DirectoryScanner compares the results of a File.list() call to the patterns 
supplied. How is it possible for File.list() to return something that is 
effected by or contains a shell alias. 

If someone could breifly explain how aliases can yeild a false positive when 
testing the output of File.list() for symlinks with a comparison of absolute vs 
canonical, it might greatly aid my thinking on this problem.

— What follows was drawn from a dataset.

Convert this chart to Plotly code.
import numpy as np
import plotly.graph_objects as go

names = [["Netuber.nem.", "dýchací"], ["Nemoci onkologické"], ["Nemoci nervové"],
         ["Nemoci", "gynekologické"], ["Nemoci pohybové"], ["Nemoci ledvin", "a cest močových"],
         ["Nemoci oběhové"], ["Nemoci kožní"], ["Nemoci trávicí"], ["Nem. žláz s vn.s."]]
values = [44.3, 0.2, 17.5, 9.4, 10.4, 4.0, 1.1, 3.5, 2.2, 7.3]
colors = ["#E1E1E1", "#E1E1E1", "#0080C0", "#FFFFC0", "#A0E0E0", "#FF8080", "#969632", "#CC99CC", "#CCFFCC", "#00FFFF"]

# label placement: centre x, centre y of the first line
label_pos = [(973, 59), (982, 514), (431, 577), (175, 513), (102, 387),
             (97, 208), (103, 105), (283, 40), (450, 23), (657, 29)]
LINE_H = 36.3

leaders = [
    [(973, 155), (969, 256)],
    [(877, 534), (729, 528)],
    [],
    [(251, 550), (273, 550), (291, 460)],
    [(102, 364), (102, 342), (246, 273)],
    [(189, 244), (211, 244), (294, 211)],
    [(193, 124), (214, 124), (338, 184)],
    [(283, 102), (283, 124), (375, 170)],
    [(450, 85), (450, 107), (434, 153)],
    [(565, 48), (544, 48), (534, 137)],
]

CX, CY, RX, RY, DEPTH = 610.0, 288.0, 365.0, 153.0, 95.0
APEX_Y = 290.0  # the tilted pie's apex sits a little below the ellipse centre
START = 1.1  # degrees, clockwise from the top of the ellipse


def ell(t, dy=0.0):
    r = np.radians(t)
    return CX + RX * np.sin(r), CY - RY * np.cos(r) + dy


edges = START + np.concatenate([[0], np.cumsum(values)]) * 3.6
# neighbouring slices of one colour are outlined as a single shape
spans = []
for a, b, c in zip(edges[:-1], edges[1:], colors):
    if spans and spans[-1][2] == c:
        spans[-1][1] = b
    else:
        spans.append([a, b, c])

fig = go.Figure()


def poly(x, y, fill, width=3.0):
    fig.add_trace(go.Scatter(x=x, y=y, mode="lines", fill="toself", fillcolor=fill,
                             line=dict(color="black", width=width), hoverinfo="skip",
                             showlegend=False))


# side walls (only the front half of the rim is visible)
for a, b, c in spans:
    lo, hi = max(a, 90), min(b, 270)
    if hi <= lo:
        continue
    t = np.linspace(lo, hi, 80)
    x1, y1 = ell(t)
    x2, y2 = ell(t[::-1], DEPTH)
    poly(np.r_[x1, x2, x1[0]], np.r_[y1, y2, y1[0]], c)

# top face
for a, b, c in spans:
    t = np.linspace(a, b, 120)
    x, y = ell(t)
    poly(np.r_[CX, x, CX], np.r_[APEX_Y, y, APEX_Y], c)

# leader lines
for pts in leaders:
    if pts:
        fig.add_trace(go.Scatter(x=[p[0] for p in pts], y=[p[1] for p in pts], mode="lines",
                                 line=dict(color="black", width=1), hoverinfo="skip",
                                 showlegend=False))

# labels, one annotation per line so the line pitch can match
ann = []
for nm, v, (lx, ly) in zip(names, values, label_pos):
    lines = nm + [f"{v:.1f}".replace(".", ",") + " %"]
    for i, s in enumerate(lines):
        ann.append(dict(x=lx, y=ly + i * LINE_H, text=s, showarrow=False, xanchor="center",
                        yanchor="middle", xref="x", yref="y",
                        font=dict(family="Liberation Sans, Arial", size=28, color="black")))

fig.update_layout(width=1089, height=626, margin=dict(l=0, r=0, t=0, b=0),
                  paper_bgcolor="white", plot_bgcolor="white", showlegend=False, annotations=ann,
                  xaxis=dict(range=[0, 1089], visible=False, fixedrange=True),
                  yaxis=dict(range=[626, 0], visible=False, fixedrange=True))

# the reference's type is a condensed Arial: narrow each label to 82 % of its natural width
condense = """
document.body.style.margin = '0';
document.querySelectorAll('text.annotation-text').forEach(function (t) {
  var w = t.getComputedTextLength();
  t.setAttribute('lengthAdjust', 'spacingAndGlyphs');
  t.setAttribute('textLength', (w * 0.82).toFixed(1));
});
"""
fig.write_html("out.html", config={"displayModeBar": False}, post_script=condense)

I suspect that 
either I am completely unaware of some facet of the problem, or it isn't a 
problem because of the source of the filenames we are working with.

If it is the latter I would like to proceed with reworking my patch to allow 
filesets to ignore non-canonical paths, which would enable users on linux to 
avoid following symlinks if this was a problem for them, and resolving the core 
of this bug. (The issue of how to safely get rid of the links left behind when 
using delete and a fileset that ignores non-canononical paths still exists, but 
one thing at a time)
Comment 18 Magesh Umasankar 2002-05-08 22:49:35 UTC
-rw-r--r--   1 umagesh  staff   286 May  8 15:44 test.java

Absolute Path: /Users/umagesh/test.java
Canonical Path: /Volumes/data/Users/umagesh/test.java

As Absolute Path and Canonical Path do not match here, it would be treated as
a symbolic link, leading to a false positive.

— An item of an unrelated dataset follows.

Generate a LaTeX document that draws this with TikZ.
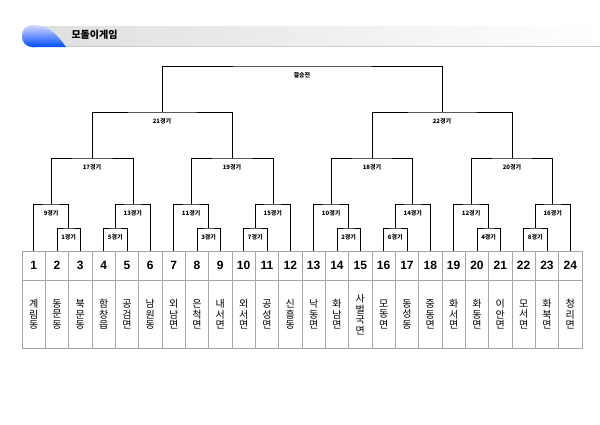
\documentclass[tikz,border=0pt]{standalone}
\usepackage{fontspec}
\setmainfont{Liberation Sans}
\newfontfamily\kor{Noto Sans CJK KR}
\usetikzlibrary{calc,positioning}

\tikzset{
  numcell/.style={draw=gray!70, minimum width=23.33pt, minimum height=29pt, inner sep=0pt, font=\bfseries\fontsize{12}{12}\selectfont},
  namecell/.style={draw=gray!70, minimum width=23.33pt, minimum height=68pt, inner sep=0pt, align=center, font=\kor\fontsize{10}{10.5}\selectfont},
  bracket/.style={draw=black, line width=0.6pt},
  gamelabel/.style={font=\kor\bfseries\fontsize{6}{6}\selectfont, below=3pt}
}
\newcommand{\game}[5]{%
  \path ($(#1)!.5!(#2)$) coordinate (#4-b);
  \coordinate (#4) at (#4-b |- 0,#3);
  \draw[bracket] (#1) |- (#4) -| (#2);
  \node[gamelabel] (#4-lbl) at (#4) {#5};
}

\begin{document}
\begin{tikzpicture}[x=1pt,y=-1pt]
  \useasboundingbox (0,0) rectangle (600,424);

  % Titelbalken
  \shade[left color=gray!25, right color=white] (40,26) rectangle (600,46);
  \draw[gray!40] (60,46) -- (600,46);
  \shade[top color=blue!15, bottom color=blue!70!cyan] (32,25) .. controls (50,25) and (58,36) .. (66,47) -- (32,47) arc (90:270:-0.01pt) -- cycle;
  \shade[top color=blue!15, bottom color=blue!70!cyan, rounded corners=10pt] (22,25) rectangle (45,47);
  \node[font=\kor\bfseries\fontsize{10}{10}\selectfont, anchor=west] (title) at (68,35) {모돌이게임};

  % Tabelle
  \foreach \n/\name [count=\i] in {
      1/{계\\림\\동}, 2/{동\\문\\동}, 3/{북\\문\\동}, 4/{함\\창\\읍}, 5/{공\\검\\면}, 6/{남\\원\\동},
      7/{외\\남\\면}, 8/{은\\척\\면}, 9/{내\\서\\면}, 10/{외\\서\\면}, 11/{공\\성\\면}, 12/{신\\흥\\동},
      13/{낙\\동\\면}, 14/{화\\남\\면}, 15/{사\\벌\\국\\면}, 16/{모\\동\\면}, 17/{동\\성\\동}, 18/{중\\동\\면},
      19/{화\\서\\면}, 20/{화\\동\\면}, 21/{이\\안\\면}, 22/{모\\서\\면}, 23/{화\\북\\면}, 24/{청\\리\\면}} {
    \node[numcell] (num-\i) at ({22+23.33*(\i-0.5)}, 265.5) {\n};
    \node[namecell, below=0pt of num-\i] (name-\i) {\name};
    \coordinate (t\i) at (num-\i.north);
  }

  % 1회전
  \game{t2}{t3}{228}{g1}{1경기}
  \game{t4}{t5}{228}{g5}{5경기}
  \game{t8}{t9}{228}{g3}{3경기}
  \game{t10}{t11}{228}{g7}{7경기}
  \game{t14}{t15}{228}{g2}{2경기}
  \game{t16}{t17}{228}{g6}{6경기}
  \game{t20}{t21}{228}{g4}{4경기}
  \game{t22}{t23}{228}{g8}{8경기}
  % 2회전
  \game{t1}{g1}{204}{g9}{9경기}
  \game{g5}{t6}{204}{g13}{13경기}
  \game{t7}{g3}{204}{g11}{11경기}
  \game{g7}{t12}{204}{g15}{15경기}
  \game{t13}{g2}{204}{g10}{10경기}
  \game{g6}{t18}{204}{g14}{14경기}
  \game{t19}{g4}{204}{g12}{12경기}
  \game{g8}{t24}{204}{g16}{16경기}
  % 준준결승
  \game{g9}{g13}{158}{g17}{17경기}
  \game{g11}{g15}{158}{g19}{19경기}
  \game{g10}{g14}{158}{g18}{18경기}
  \game{g12}{g16}{158}{g20}{20경기}
  % 준결승, 결승
  \game{g17}{g19}{112}{g21}{21경기}
  \game{g18}{g20}{112}{g22}{22경기}
  \game{g21}{g22}{66}{final}{결승전}
\end{tikzpicture}
\end{document}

The above example is on MacOS-X
Comment 19 Magesh Umasankar 2002-05-08 22:52:18 UTC
Apologies:
lrwxrwxr-t   1 root  admin       19 Jan 28 18:30 Users -> /Volumes/data/Users

The base directory was a link after all.
Comment 20 Gus Heck 2002-05-09 01:22:53 UTC
Also the code I wrote would have detected it as a real file anyway because I 
build and test my file object like this:

tempdir = new File(dir.getCanonicalPath());
tester = new File(tempdir, newfiles[i]);
can = tester.getCanonicalPath();
abs = tester.getAbsolutePath();
if (can.equals(abs)) {
    noLinks.add(newfiles[i]);
}

I only flag it as a symlink if the last element in the path is non-canonical.
The rest of directory scanner never sees anything that fails that test.
Comment 21 Stefan Bodewig 2002-05-10 06:31:35 UTC
Magesh,

I've tried Gus' code in this situation already and it handles it.  The code will
resolve the file name (test.java) afainst the canonical path of the parent
directory and compare the absolute path with the canonical path of this newly
resolved file.  Up to now I couldn't get it to create false positives on Linux
and/or FreeBSD.
Comment 22 Magesh Umasankar 2002-05-10 08:28:47 UTC
Awesome then!  Let's get it in.
Comment 23 Stefan Bodewig 2002-05-10 12:54:07 UTC
<fileset> will have a new followsymlink attribute that can be set to false to
avoid the deletion of symbolic links.